CHICAGO — A year after the collapse of Minneapolis' Interstate 35W bridge, which killed 13 people and injured more than 100, the drive to improve the safety of the nation's bridges has faded amid waning public interest to fund such projects in a souring economy.
"The push to repair bridges and our country's infrastructure has become a victim of the bad economy," said Pennsylvania Gov. Edward G. Rendell, a Democrat who, along with California GOP Gov. Arnold Schwarzenegger and others, is calling for more federal aid to repair deteriorating highways and bridges. "If we don't put money into our roads and bridges and infrastructure, our economy will get even worse. We won't be able to transport anything across this country."

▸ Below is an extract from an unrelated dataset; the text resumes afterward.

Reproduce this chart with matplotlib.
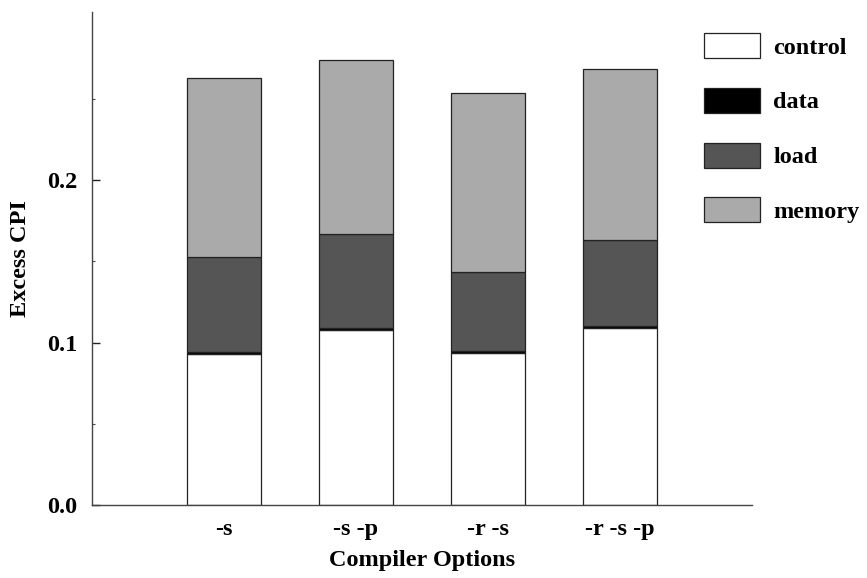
import numpy as np
import matplotlib
matplotlib.use("Agg")
import matplotlib.pyplot as plt
from matplotlib.patches import Patch
from matplotlib.ticker import FixedLocator, FormatStrFormatter

# values
options = ["-s", "-s -p", "-r -s", "-r -s -p"]
control = [0.0932, 0.1075, 0.0936, 0.1090]
data = [0.0012, 0.0012, 0.0012, 0.0012]
load = [0.0582, 0.0581, 0.0484, 0.0529]
memory = [0.1099, 0.1072, 0.1101, 0.1052]

major_ticks = [0.0, 0.1, 0.2]
minor_ticks = [0.05, 0.15, 0.25]

series = [("control", control, "white"),
          ("data", data, "black"),
          ("load", load, "#555555"),
          ("memory", memory, "#aaaaaa")]

plt.rcParams["font.family"] = ["Liberation Serif", "DejaVu Serif"]
plt.rcParams["font.weight"] = "bold"
fs = 17.5

fig = plt.figure(figsize=(8.67, 5.78), dpi=100)
ax = fig.add_axes([92.3 / 867, 73 / 578, (751.7 - 92.3) / 867, (505 - 12) / 578])

x = np.arange(1, len(options) + 1)
bottom = np.zeros(len(options))
handles = []
for name, vals, col in series:
    ax.bar(x, vals, width=0.56, bottom=bottom, color=col,
           edgecolor="#222222", linewidth=0.9)
    bottom += np.array(vals)
    handles.append(Patch(facecolor=col, edgecolor="#222222", linewidth=0.9, label=name))

ax.set_xlim(0, 5)
ax.set_ylim(0, 0.3034)
ax.spines["top"].set_visible(False)
ax.spines["right"].set_visible(False)
for s in ("left", "bottom"):
    ax.spines[s].set_color("#444444")
    ax.spines[s].set_linewidth(1.0)

ax.set_xticks(x)
ax.set_xticklabels(options, fontsize=fs, fontweight="bold")
ax.tick_params(axis="x", length=0, pad=10)

ax.yaxis.set_major_locator(FixedLocator(major_ticks))
ax.yaxis.set_minor_locator(FixedLocator(minor_ticks))
ax.yaxis.set_major_formatter(FormatStrFormatter("%.1f"))
ax.tick_params(axis="y", which="major", direction="in", length=5.8, width=1.0,
               pad=10.5, labelsize=fs, color="#222222")
ax.tick_params(axis="y", which="minor", direction="in", length=2.2, width=0.8,
               color="#444444")
for lab in ax.get_yticklabels():
    lab.set_fontweight("bold")

ax.set_xlabel("Compiler Options", fontsize=fs, fontweight="bold", labelpad=7)
ax.set_ylabel("Excess CPI", fontsize=fs, fontweight="bold", va="center")
ax.yaxis.set_label_coords(-(92.3 - 21) / (751.7 - 92.3), 0.5)

fig.legend(handles=handles, loc="upper left",
           bbox_to_anchor=(704 / 867, 1 - 33 / 578),
           frameon=False, prop={"weight": "bold", "size": fs},
           handlelength=2.3, handleheight=1.2, handletextpad=0.55,
           labelspacing=1.2, borderpad=0, borderaxespad=0)

fig.savefig("out.png", dpi=100)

Of the nearly 600,000 public road bridges listed in the Federal Highway Administration's inventory, about 152,000 are classified as either functionally obsolete or structurally deficient, according to a report released this week by the American Assn. of State Highway and Transportation Officials. Fixing them all would cost about $140 billion, the group found.

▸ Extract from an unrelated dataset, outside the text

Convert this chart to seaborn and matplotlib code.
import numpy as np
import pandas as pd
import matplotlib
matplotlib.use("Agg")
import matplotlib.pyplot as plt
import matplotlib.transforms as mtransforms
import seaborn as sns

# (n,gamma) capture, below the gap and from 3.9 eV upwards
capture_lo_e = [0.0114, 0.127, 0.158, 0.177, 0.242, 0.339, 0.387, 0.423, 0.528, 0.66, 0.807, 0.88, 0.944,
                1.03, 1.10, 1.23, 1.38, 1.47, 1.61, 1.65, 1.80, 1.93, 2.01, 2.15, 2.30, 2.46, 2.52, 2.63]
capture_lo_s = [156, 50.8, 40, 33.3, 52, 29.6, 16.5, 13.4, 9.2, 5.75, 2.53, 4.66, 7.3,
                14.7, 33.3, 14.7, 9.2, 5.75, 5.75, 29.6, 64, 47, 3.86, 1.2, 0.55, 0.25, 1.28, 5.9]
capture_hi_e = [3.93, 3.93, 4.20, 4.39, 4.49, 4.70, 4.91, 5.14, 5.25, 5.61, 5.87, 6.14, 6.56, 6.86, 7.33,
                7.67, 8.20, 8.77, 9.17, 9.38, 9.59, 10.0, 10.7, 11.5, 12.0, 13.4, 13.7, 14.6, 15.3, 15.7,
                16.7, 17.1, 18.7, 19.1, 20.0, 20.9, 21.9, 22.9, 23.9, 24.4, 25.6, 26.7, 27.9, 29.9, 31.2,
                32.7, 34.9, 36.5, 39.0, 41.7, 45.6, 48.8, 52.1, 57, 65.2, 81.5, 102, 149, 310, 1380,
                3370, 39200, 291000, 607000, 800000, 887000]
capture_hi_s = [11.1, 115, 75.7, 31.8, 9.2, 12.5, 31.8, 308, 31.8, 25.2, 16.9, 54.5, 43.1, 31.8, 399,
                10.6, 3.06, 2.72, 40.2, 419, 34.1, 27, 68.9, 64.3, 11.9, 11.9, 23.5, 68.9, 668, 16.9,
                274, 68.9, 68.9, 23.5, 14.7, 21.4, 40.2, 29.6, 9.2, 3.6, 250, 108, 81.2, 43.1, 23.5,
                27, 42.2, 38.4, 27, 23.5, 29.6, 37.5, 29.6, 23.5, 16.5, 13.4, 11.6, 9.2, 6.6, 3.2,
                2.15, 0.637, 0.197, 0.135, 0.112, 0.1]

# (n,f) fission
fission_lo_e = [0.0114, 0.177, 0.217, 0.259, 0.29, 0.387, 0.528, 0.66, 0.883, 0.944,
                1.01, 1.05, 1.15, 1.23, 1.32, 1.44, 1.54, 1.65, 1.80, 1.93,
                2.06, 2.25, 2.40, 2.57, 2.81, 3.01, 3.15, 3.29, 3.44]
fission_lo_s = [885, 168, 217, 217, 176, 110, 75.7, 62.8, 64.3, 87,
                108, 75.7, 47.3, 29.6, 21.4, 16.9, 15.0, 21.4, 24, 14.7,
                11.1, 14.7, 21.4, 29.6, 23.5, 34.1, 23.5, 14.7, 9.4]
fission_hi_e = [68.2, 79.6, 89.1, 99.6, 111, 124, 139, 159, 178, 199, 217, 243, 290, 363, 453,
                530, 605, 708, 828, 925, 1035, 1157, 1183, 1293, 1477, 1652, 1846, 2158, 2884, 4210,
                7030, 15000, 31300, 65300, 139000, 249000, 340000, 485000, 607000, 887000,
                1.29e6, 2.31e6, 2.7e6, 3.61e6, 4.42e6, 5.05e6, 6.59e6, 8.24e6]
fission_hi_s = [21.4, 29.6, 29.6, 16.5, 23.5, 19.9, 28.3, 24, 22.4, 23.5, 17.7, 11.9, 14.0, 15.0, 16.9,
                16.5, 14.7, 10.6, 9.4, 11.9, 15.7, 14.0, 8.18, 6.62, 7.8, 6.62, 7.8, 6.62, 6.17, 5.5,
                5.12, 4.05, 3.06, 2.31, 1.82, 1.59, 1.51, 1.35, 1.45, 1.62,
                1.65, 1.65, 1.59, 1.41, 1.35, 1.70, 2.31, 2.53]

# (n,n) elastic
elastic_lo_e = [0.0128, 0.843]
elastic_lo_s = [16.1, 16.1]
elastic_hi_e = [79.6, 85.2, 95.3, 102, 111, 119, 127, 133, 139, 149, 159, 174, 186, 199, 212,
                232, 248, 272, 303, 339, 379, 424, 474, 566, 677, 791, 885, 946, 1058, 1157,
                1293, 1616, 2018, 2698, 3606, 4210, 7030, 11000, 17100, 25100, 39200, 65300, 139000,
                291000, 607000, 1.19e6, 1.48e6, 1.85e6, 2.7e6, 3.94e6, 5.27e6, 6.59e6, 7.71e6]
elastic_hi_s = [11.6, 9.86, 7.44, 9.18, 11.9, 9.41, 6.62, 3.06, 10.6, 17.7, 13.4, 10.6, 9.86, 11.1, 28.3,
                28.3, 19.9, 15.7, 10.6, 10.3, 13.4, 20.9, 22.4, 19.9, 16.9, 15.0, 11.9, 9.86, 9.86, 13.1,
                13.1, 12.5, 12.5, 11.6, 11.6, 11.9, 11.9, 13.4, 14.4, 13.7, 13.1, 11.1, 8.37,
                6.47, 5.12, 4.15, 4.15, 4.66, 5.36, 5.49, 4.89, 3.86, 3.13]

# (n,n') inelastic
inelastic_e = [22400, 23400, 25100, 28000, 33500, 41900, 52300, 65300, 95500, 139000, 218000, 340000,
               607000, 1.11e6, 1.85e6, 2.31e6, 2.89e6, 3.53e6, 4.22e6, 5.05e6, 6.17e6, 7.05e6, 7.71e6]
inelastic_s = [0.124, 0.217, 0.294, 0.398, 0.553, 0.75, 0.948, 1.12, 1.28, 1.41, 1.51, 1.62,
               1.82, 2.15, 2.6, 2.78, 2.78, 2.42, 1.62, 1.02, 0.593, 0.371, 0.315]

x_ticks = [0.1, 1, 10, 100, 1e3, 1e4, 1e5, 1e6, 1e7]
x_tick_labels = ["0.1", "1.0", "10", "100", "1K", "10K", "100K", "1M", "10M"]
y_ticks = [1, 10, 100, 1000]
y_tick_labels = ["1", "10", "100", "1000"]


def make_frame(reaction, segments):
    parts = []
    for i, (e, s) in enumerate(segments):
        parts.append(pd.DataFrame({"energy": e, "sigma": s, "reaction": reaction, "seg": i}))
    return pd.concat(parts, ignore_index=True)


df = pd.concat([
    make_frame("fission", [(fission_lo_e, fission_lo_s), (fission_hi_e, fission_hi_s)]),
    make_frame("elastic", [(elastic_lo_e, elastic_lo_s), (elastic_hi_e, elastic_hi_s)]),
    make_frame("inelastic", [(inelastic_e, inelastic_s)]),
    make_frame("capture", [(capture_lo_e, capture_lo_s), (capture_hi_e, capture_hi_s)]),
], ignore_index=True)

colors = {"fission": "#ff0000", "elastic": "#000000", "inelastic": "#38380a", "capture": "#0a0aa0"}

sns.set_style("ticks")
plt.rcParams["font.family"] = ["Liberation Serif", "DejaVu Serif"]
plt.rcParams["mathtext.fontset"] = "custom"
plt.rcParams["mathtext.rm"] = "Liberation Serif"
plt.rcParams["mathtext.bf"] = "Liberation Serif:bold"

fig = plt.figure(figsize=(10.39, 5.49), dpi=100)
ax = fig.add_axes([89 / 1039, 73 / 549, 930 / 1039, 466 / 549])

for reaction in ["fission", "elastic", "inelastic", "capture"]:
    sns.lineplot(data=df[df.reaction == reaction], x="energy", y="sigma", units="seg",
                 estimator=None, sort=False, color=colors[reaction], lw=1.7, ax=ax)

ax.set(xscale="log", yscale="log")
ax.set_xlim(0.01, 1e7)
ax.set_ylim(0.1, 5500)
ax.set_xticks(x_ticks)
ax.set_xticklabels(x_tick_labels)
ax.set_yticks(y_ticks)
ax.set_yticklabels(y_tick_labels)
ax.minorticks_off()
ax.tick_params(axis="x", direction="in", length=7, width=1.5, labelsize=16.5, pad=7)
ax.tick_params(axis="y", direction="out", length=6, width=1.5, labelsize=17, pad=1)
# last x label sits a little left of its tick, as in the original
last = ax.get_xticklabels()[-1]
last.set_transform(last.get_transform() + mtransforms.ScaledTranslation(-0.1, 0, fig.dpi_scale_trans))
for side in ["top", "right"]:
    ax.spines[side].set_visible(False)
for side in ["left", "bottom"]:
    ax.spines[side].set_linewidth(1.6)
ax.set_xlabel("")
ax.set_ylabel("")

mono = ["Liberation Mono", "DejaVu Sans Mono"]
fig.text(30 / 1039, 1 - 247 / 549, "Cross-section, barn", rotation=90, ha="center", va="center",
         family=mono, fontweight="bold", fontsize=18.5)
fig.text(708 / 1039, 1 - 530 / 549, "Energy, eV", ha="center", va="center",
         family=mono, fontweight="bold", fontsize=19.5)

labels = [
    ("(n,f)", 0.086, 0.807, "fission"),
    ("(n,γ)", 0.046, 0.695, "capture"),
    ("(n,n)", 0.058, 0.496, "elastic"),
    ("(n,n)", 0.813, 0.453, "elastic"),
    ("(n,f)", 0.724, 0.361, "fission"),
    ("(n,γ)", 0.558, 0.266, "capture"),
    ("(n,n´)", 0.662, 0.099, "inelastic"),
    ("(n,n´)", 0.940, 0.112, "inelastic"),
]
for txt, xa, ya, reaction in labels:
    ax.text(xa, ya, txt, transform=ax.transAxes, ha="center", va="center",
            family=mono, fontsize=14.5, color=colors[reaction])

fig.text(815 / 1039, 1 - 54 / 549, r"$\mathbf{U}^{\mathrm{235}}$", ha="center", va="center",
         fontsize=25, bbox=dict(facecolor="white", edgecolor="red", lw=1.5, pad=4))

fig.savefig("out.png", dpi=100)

Much of the money for bridge repairs on public roads comes from the federal Highway Trust Fund, primarily financed by a federal gasoline tax. But as soaring fuel costs have prompted Americans to drive fewer miles, the fund is dwindling.

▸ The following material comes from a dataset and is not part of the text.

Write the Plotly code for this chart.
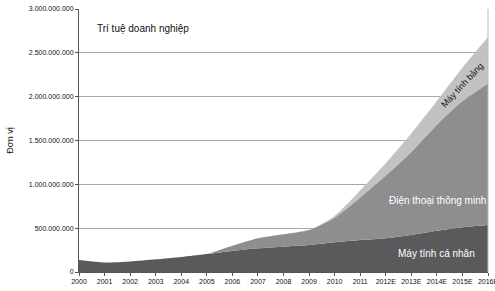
import plotly.graph_objects as go

years = ["2000", "2001", "2002", "2003", "2004", "2005", "2006", "2007", "2008",
         "2009", "2010", "2011", "2012E", "2013E", "2014E", "2015E", "2016E"]
pc = [137e6, 108e6, 120e6, 145e6, 172e6, 205e6, 240e6, 270e6, 289e6,
      308e6, 340e6, 365e6, 385e6, 422e6, 470e6, 510e6, 536e6]
smartphone = [0, 0, 0, 0, 0, 0, 60e6, 114e6, 141e6,
              171e6, 280e6, 485e6, 715e6, 948e6, 1210e6, 1440e6, 1614e6]
tablet = [0, 0, 0, 0, 0, 0, 0, 0, 0,
          0, 20e6, 80e6, 140e6, 210e6, 270e6, 380e6, 530e6]
ytick_vals = [0, 500e6, 1000e6, 1500e6, 2000e6, 2500e6, 3000e6]
ytick_text = ["0", "500.000.000", "1.000.000.000", "1.500.000.000",
              "2.000.000.000", "2.500.000.000", "3.000.000.000"]

FONT = "Liberation Sans, Arial, sans-serif"

fig = go.Figure()
for name, vals, col in [("Máy tính cá nhân", pc, "#5a5a5c"),
                        ("Điện thoại thông minh", smartphone, "#8e8e90"),
                        ("Máy tính bảng", tablet, "#c2c2c2")]:
    fig.add_trace(go.Scatter(x=years, y=vals, stackgroup="one", mode="lines",
                             line=dict(width=0, color=col, shape="spline", smoothing=0.6),
                             fillcolor=col, name=name, hoverinfo="x+y"))

fig.add_annotation(x=0.04, y=0.925, xref="paper", yref="paper", text="Trí tuệ doanh nghiệp",
                   showarrow=False, xanchor="left", yanchor="middle",
                   font=dict(family=FONT, size=10, color="#111"))
fig.add_annotation(x="2013E", y=810e6, text="Điện thoại thông minh", showarrow=False,
                   xshift=26, font=dict(family=FONT, size=10, color="white"))
fig.add_annotation(x="2014E", y=215e6, text="Máy tính cá nhân", showarrow=False,
                   font=dict(family=FONT, size=10, color="white"))
fig.add_annotation(x="2015E", y=2130e6, text="Máy tính bảng", showarrow=False,
                   textangle=-47, font=dict(family=FONT, size=9, color="#111"))

fig.update_layout(
    width=495, height=291,
    margin=dict(l=79, r=7, t=9, b=19),
    paper_bgcolor="white", plot_bgcolor="white",
    showlegend=False,
    font=dict(family=FONT, size=7, color="#111"),
)
fig.update_xaxes(type="category", range=[0, 16], showgrid=False, automargin=False,
                 showline=True, linecolor="#555", linewidth=1,
                 ticks="outside", ticklen=3, tickcolor="#555",
                 tickangle=0, tickfont=dict(size=7, family=FONT, color="#111"))
fig.update_yaxes(range=[0, 3000e6], tickvals=ytick_vals, ticktext=ytick_text,
                 automargin=False,
                 showgrid=True, gridcolor="#a8a8a8", gridwidth=1,
                 showline=True, linecolor="#555", linewidth=1,
                 ticks="outside", ticklen=3, tickcolor="#555",
                 tickfont=dict(size=7, family=FONT, color="#111"), zeroline=False,
                 title=dict(text="Đơn vị", font=dict(size=9, family=FONT, color="#111"),
                            standoff=13))
fig.add_shape(type="line", xref="paper", yref="paper", x0=1, x1=1, y0=0, y1=1,
              line=dict(color="#bbbbbb", width=1))

fig.write_html("out.html", config={"displayModeBar": False},
               post_script="document.body.style.margin='0';document.body.style.overflow='hidden';")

Last week, the U.S. House overwhelmingly passed a $1-billion bill to mandate repairs of federal bridges designated structurally deficient, and to require inspections and a list of those that needed help. The bill was sharply scaled back from one introduced soon after the Minnesota collapse. President Bush has promised to veto it.
"That billion dollars is really just a down payment, because we don't have a true handle of what the costs are going to be," said bill author James L. Oberstar (D-Minn.).
Earlier this week, the National Transportation Safety Board released new evidence in the I-35W investigation, including a report showing that a gusset plate that connected support beams beneath the bridge had fractured along a corroded section -- a potential concern that state transportation officials had identified at least 15 years ago but had not seen as critical enough to repair.
The board did not draw any conclusions about what caused last summer's collapse; neither has it ruled out the possibility that the state missed evidence that could have prevented the failure.